Bangalore: IT engineer Alok Sharma is reading Times of India newspaper from his college days. He recollects during that period, he commanded lot of respect among his peer circle.
This was all due to the deep knowledge he had about Bollywood, Hollywood and Kingfisher models. All these and much more he acquired by regularly reading the said newspaper.
Alok said, “When I started my engineering, there was no internet. Neither me nor my friends were rich enough to buy the magazines which would have helped us to acquire deep knowledge about things that we were interested. This newspaper was available to us for less than a rupee which was good enough for most of our need. It had plenty of material a stressed engineering student needed at that time.”
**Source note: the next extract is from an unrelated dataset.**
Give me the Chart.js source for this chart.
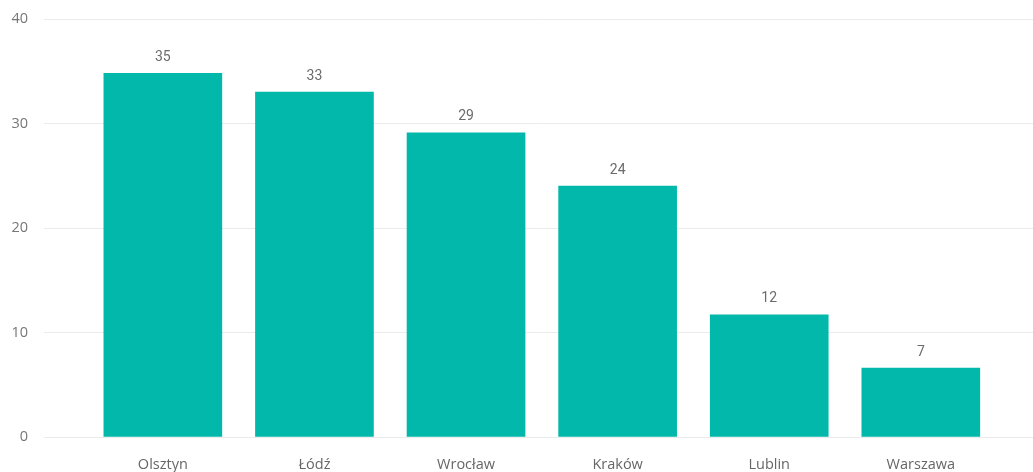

Alok added, “Once you are addicted to the kind of stories you get from the leading newspaper of India, very difficult to live without it. Anyway like me most of my friends were not looking for civil service exam preparation. Even after getting my dream job in IT sector, I continued my good reading habits, would carry my paper to office bus. During office commute, I would not hesitate to completely open the pages of Bollywood times so that people behind me can see what the newspaper owner would have wanted its readers to see & read.”
Alok spoke about the transformation he had after watching the Koffee episode where Alia Bhatt fumbled on the question to name current President of India.
Unlike others Alok had sympathy for Alia. Alok said, “May be she was like me, got time to glance at few pages of this newspaper. Slowly slowly I realized, without Google I am nothing. Then I decided, I must do something about it quickly before people mark me in the bracket of KRK.”
“Like any financial expert would advise me, I started calculating to see how much value I get from the newspaper thrown at my doorstep every day. The 150 bucks I paid as part of monthly subscription, what I was getting in return. I will search for hours to find something useful to read to enhance my knowledge. On weekly basis, I will sum total the values I got from the newspaper, most of the time it was pretty much nothing. Whereas the bulky & thick newspaper filled with advertisements, Masala news had plenty of resale value. Close to 100 bucks I was able to get from Raddiwala in a month,” Alok said.
“After polyethenes were banned, I was getting more than what I was paying to my newspaper vendor. I did not know till then my humble paper had so much resale value. Basically the news (if you want to call it so) was coming free of cost. Read it if you feel like otherwise leave it,” he continued.
Alok concluded by saying “I have learnt everything has some value. How much & in what manner you can extract from it, that is your skill. Now I have taken up another challenging task. There is a news channel which is known for creating a lot of noise post 9 PM. I am trying to extract something useful and knowledge worthy from those noisy hour discussions (if you want to call it so).”